Estes e outros dados apontam para uma mudança profunda nos papéis desempenhados pelos homens e pelas mulheres na sociedade. De um lado, a paternidade e a maternidade estão presentes em nossa natureza humana. Toda pessoa recebe esta missão, ainda que de formas diferentes. Ninguém nasceu para a esterilidade, mas todos nascemos para gerar, e não poderia ser de outro modo, pois somos imagem e semelhança de Deus, no qual estão presentes as características que no ambiente humano chamamos de paternidade e maternidade. E é o que de mais decisivo e maravilhoso Jesus nos contou a respeito de Deus: Ele é Pai que nos ama! Mas há uma crise na maternidade e de modo especial na paternidade.
A vocação paterna está em crise, o que leva a uma carência de lideranças maduras e corajosas no mundo. E quando faltam pais, idolatra-se a imagem de uma eterna juventude. Não basta ao homem ter filhos. É necessário assumir de forma madura o modo de amar, para ser pais. Constatamos a ausência dos pais: ausência física; ausência afetiva, com medo de expressar carinho e afeto; ausência normativa, que sejam claros em seus critérios e não temam estabelecer limites, homens capazes de amar com vigor, assumindo a masculinidade e os traços de ternura que o próprio Deus, forte e terno, plantou no coração.

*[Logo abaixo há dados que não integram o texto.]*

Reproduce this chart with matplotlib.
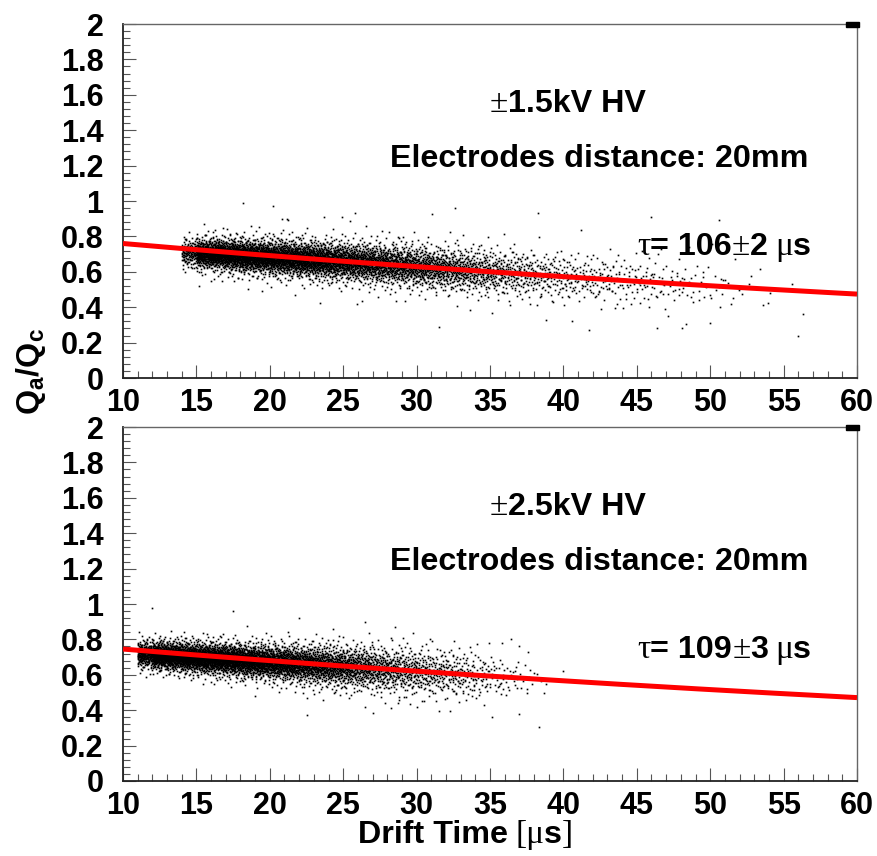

Na Liturgia do quinto Domingo da Páscoa, há um pedido que pode soar ingênuo: “Filipe disse: “Senhor, mostra-nos o Pai, isso nos basta”. Jesus respondeu: “Filipe, há tanto tempo estou convosco, e não me conheces? Quem me viu, tem visto o Pai. Como é que tu dizes: ‘Mostra-nos o Pai’? Não acreditas que eu estou no Pai e que o Pai está em mim? As palavras que eu vos digo, não as digo por mim mesmo; é o Pai que, permanecendo em mim, realiza as suas obras. Crede-me: eu estou no Pai e o Pai está em mim. Crede, ao menos, por causa destas obras.” (Jo 14, 8-11).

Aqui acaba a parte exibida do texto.